**SHORT EXERCISE:** Will you repeat only the lines from the one with "What D3.js code" through the one with "36.6, 37.6, 38.25, 38.96, 39.29, 39.0, 38.4, 38.1];", both included, leaving every picture out?

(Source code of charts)
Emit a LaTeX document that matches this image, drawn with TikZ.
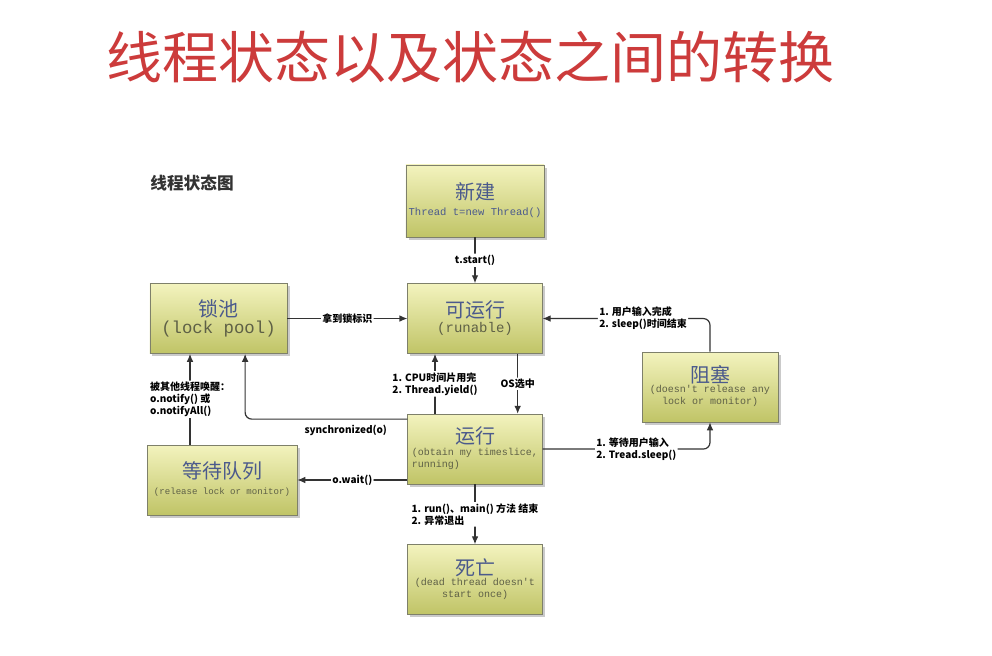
\documentclass[tikz,border=0pt]{standalone}
\usepackage{fontspec}
\setmainfont{Noto Sans CJK SC}
\setmonofont{Liberation Mono}
\usepackage{xcolor}
\usetikzlibrary{arrows.meta,positioning,shadows}
\definecolor{TitleRed}{HTML}{CC3B3B}
\definecolor{BoxTop}{HTML}{F3F3BE}
\definecolor{BoxBottom}{HTML}{C0C466}
\definecolor{BoxEdge}{HTML}{7E806A}
\definecolor{NameBlue}{HTML}{4B5A8C}
\definecolor{SubOlive}{HTML}{5E6046}

\newcommand\stname[1]{{\fontsize{15}{18}\selectfont\color{NameBlue}#1}}
\newcommand\stsub[2][7.5]{{\ttfamily\fontsize{#1}{9}\selectfont\color{SubOlive}\begin{tabular}{@{}c@{}}#2\end{tabular}}}

\begin{document}
\begin{tikzpicture}[
  x=0.75pt, y=-0.75pt,
  node distance=45pt and 90pt,
  state/.style={draw=BoxEdge, thin, top color=BoxTop, bottom color=BoxBottom, align=center,
    minimum width=101pt, minimum height=52.5pt, inner sep=2pt,
    drop shadow={shadow xshift=2pt, shadow yshift=-2pt, opacity=0.35, fill=black!60}},
  lbl/.style={font=\bfseries\fontsize{7.5}{9}\selectfont, fill=white, inner sep=1pt, align=left},
  arr/.style={-{Latex[length=6pt,width=5pt]}, line width=0.9pt, draw=black!80, rounded corners=5pt}
]
\useasboundingbox (0,0) rectangle (992,656);

% title
\node[text=TitleRed, font=\fontsize{42}{46}\selectfont] (title) at (470,57) {线程状态以及状态之间的转换};
\node[font=\bfseries\fontsize{12.5}{14}\selectfont, text=black!80] (caption) at (192,183) {线程状态图};

% states
\node[state, minimum height=54pt] (new) at (475,201) {\stname{新建}\\\stsub[7.9]{\color{NameBlue}Thread t=new Thread()}};
\node[state, below=34.5pt of new] (runnable) {\stname{可运行}\\\stsub[10.5]{(runable)}};
\node[state, left=of runnable, minimum width=103pt] (lockpool) {\stname{锁池}\\\stsub[13]{(lock pool)}};
\node[state, below=of runnable] (running) {\stname{运行}\\\stsub{\begin{tabular}{@{}l@{}}(obtain my timeslice,\\running)\end{tabular}}};
\node[state, below=of running] (dead) {\stname{死亡}\\\stsub{(dead thread doesn't\\start once)}};
\node[state, minimum width=112.5pt] (waitq) at (222,480) {\stname{等待队列}\\\stsub[6.8]{(release lock or monitor)}};
\node[state, minimum width=102pt] (blocked) at (710,387) {\stname{阻塞}\\\stsub{(doesn't release any\\lock or monitor)}};

% transitions
\draw[arr] (new) -- node[lbl] {t.start()} (runnable);
\draw[arr] (lockpool) -- node[lbl] {拿到锁标识} (runnable);
\draw[arr] ([xshift=32pt]runnable.south) -- node[lbl] {OS选中} ([xshift=32pt]running.north);
\draw[arr] ([xshift=-30pt]running.north) -- node[lbl] {1. CPU时间片用完\\2. Thread.yield()} ([xshift=-30pt]runnable.south);
\draw[arr] ([yshift=-4pt]running.north west) -| node[pos=0.19, below=3pt, lbl, fill=none] {synchronized(o)} ([xshift=20pt]lockpool.south);
\draw[arr] (running.west |- waitq.east) -- node[lbl] {o.wait()} (waitq.east);
\draw[arr] ([xshift=-24pt]waitq.north) -- node[lbl] {被其他线程唤醒：\\o.notify() 或\\o.notifyAll()} ([xshift=-24pt]waitq.north |- lockpool.south);
\draw[arr] (running.east) -| node[pos=0.28, lbl] {1. 等待用户输入\\2. Tread.sleep()} (blocked.south);
\draw[arr] (blocked.north) |- node[pos=0.7, lbl] {1. 用户输入完成\\2. sleep()时间结束} (runnable.east);
\draw[arr] (running) -- node[lbl] {1. run()、main() 方法 结束\\2. 异常退出} (dead);
\end{tikzpicture}
\end{document}
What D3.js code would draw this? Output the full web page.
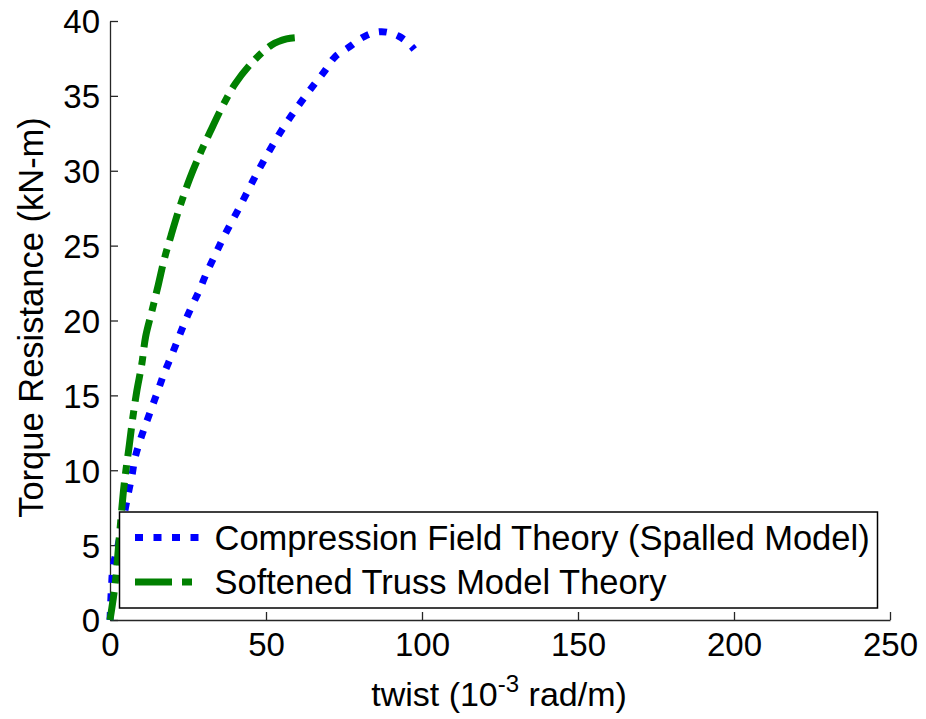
<!DOCTYPE html>
<html>
<head>
<meta charset="utf-8">
<script src="https://cdn.jsdelivr.net/npm/d3@7"></script>
<style>
  body { margin: 0; background: #fff; }
  text { font-family: Arial, "Liberation Sans", sans-serif; fill: #000; }
</style>
</head>
<body>
<div id="chart"></div>
<script>
// Variables
var width = 926;
var height = 719;
var margin = {top: 21, right: 36, bottom: 99, left: 110};

// Data: twist (10^-3 rad/m) vs torque (kN-m)
var cftTwist = [0, 0.5, 1, 2.7, 4.3, 5.9, 7, 8, 9.6, 11.5, 13.6, 15.5, 17.4, 19.6, 21.7, 23.8,
  26.2, 28.6, 31, 33.4, 35.8, 38.5, 41.1, 43.8, 46.5, 49.1, 52.1, 55, 58.2, 61.6, 65.2,
  68.6, 72.1, 76.6, 81.5, 86.9, 92.4, 96.2, 97.5];
var cftTorque = [0, 2.3, 3.6, 5.1, 6.8, 8.5, 9.6, 10.8, 11.95, 13.1, 14.3, 15.4, 16.5, 17.6, 18.7, 19.8,
  20.95, 22.0, 23.2, 24.25, 25.3, 26.4, 27.4, 28.5, 29.6, 30.6, 31.7, 32.7, 33.7, 34.7, 35.7,
  36.6, 37.6, 38.25, 38.96, 39.29, 39.0, 38.4, 38.1];

var stmTwist = [0, 1.6, 2.9, 4.3, 5.1, 6.2, 7.3, 8.6, 10.2, 11.4, 13.4, 15.5, 17.4, 19.6, 22.4,
  25.6, 29.0, 32.1, 35.8, 40.1, 45.4, 51.8, 56.6, 60.2, 62];
var stmTorque = [0, 2.3, 5.3, 8.6, 10, 11.7, 13.5, 15.3, 17.1, 18.9, 20.6, 22.4, 24.1, 25.7, 27.6,
  29.5, 31.2, 32.6, 34.2, 35.8, 37.2, 38.4, 38.8, 38.9, 38.9];

var seriesNames = ['Compression Field Theory (Spalled Model)', 'Softened Truss Model Theory'];
var seriesColors = ['#0000ff', '#008000'];
var seriesDash = ['8,10.5', '28,9,9,9'];
var legendDash = ['8,10.5', '37,10,10,10'];

var xTicks = [0, 50, 100, 150, 200, 250];
var yTicks = [0, 5, 10, 15, 20, 25, 30, 35, 40];

var svg = d3.select('#chart').append('svg')
    .attr('width', width)
    .attr('height', height);

var x = d3.scaleLinear().domain([0, 250]).range([margin.left, width - margin.right]);
var y = d3.scaleLinear().domain([0, 40]).range([height - margin.bottom, margin.top]);

// axes, MATLAB style: ticks point inwards, no box
var xAxis = svg.append('g')
    .attr('transform', 'translate(0,' + y(0) + ')')
    .call(d3.axisBottom(x).tickValues(xTicks).tickSizeInner(-8).tickSizeOuter(0).tickPadding(13));
var yAxis = svg.append('g')
    .attr('transform', 'translate(' + x(0) + ',0)')
    .call(d3.axisLeft(y).tickValues(yTicks).tickSizeInner(-8).tickSizeOuter(0).tickPadding(10));

[xAxis, yAxis].forEach(function(a) {
  a.select('.domain').attr('stroke', '#262626').attr('stroke-width', 1.3);
  a.selectAll('.tick line').attr('stroke', '#262626').attr('stroke-width', 1.3);
  a.selectAll('.tick text').style('font-size', '33px').attr('fill', '#000');
});
yAxis.selectAll('.tick text').attr('dy', '0.36em');

// the two curves
var line = d3.line()
    .x(function(d) { return x(d[0]); })
    .y(function(d) { return y(d[1]); })
    .curve(d3.curveCatmullRom);

var series = [d3.zip(cftTwist, cftTorque), d3.zip(stmTwist, stmTorque)];

svg.selectAll('path.curve')
    .data(series)
    .enter().append('path')
    .attr('class', 'curve')
    .attr('d', line)
    .attr('fill', 'none')
    .attr('stroke', function(d, i) { return seriesColors[i]; })
    .attr('stroke-width', 7)
    .attr('stroke-dasharray', function(d, i) { return seriesDash[i]; });

// axis titles
svg.append('text')
    .attr('x', 499)
    .attr('y', 706)
    .attr('text-anchor', 'middle')
    .style('font-size', '34px')
    .call(function(t) {
      t.append('tspan').text('twist (10');
      t.append('tspan').attr('dy', -14).style('font-size', '24px').text('-3');
      t.append('tspan').attr('dy', 14).text(' rad/m)');
    });

svg.append('text')
    .attr('transform', 'translate(43,' + ((y(0) + y(40)) / 2 - 3) + ')rotate(-90)')
    .attr('text-anchor', 'middle')
    .style('font-size', '34.5px')
    .text('Torque Resistance (kN-m)');

// legend
var legend = svg.append('g').attr('transform', 'translate(119.5,512)');
legend.append('rect')
    .attr('width', 758)
    .attr('height', 96)
    .attr('fill', '#fff')
    .attr('stroke', '#000')
    .attr('stroke-width', 1.5);

var items = legend.selectAll('g.item')
    .data(seriesNames)
    .enter().append('g')
    .attr('class', 'item')
    .attr('transform', function(d, i) { return 'translate(0,' + (25.5 + i * 44.5) + ')'; });

items.append('line')
    .attr('x1', 15.5)
    .attr('x2', 80)
    .attr('stroke', function(d, i) { return seriesColors[i]; })
    .attr('stroke-width', 7)
    .attr('stroke-dasharray', function(d, i) { return legendDash[i]; });

items.append('text')
    .attr('x', 95)
    .attr('dy', '0.36em')
    .style('font-size', '34.5px')
    .text(function(d) { return d; });
</script>
</body>
</html>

**SOLUTION:**
What D3.js code would draw this? Output the full web page.
<!DOCTYPE html>
<html>
<head>
<meta charset="utf-8">
<script src="https://cdn.jsdelivr.net/npm/d3@7"></script>
<style>
  body { margin: 0; background: #fff; }
  text { font-family: Arial, "Liberation Sans", sans-serif; fill: #000; }
</style>
</head>
<body>
<div id="chart"></div>
<script>
// Variables
var width = 926;
var height = 719;
var margin = {top: 21, right: 36, bottom: 99, left: 110};

// Data: twist (10^-3 rad/m) vs torque (kN-m)
var cftTwist = [0, 0.5, 1, 2.7, 4.3, 5.9, 7, 8, 9.6, 11.5, 13.6, 15.5, 17.4, 19.6, 21.7, 23.8,
  26.2, 28.6, 31, 33.4, 35.8, 38.5, 41.1, 43.8, 46.5, 49.1, 52.1, 55, 58.2, 61.6, 65.2,
  68.6, 72.1, 76.6, 81.5, 86.9, 92.4, 96.2, 97.5];
var cftTorque = [0, 2.3, 3.6, 5.1, 6.8, 8.5, 9.6, 10.8, 11.95, 13.1, 14.3, 15.4, 16.5, 17.6, 18.7, 19.8,
  20.95, 22.0, 23.2, 24.25, 25.3, 26.4, 27.4, 28.5, 29.6, 30.6, 31.7, 32.7, 33.7, 34.7, 35.7,
  36.6, 37.6, 38.25, 38.96, 39.29, 39.0, 38.4, 38.1];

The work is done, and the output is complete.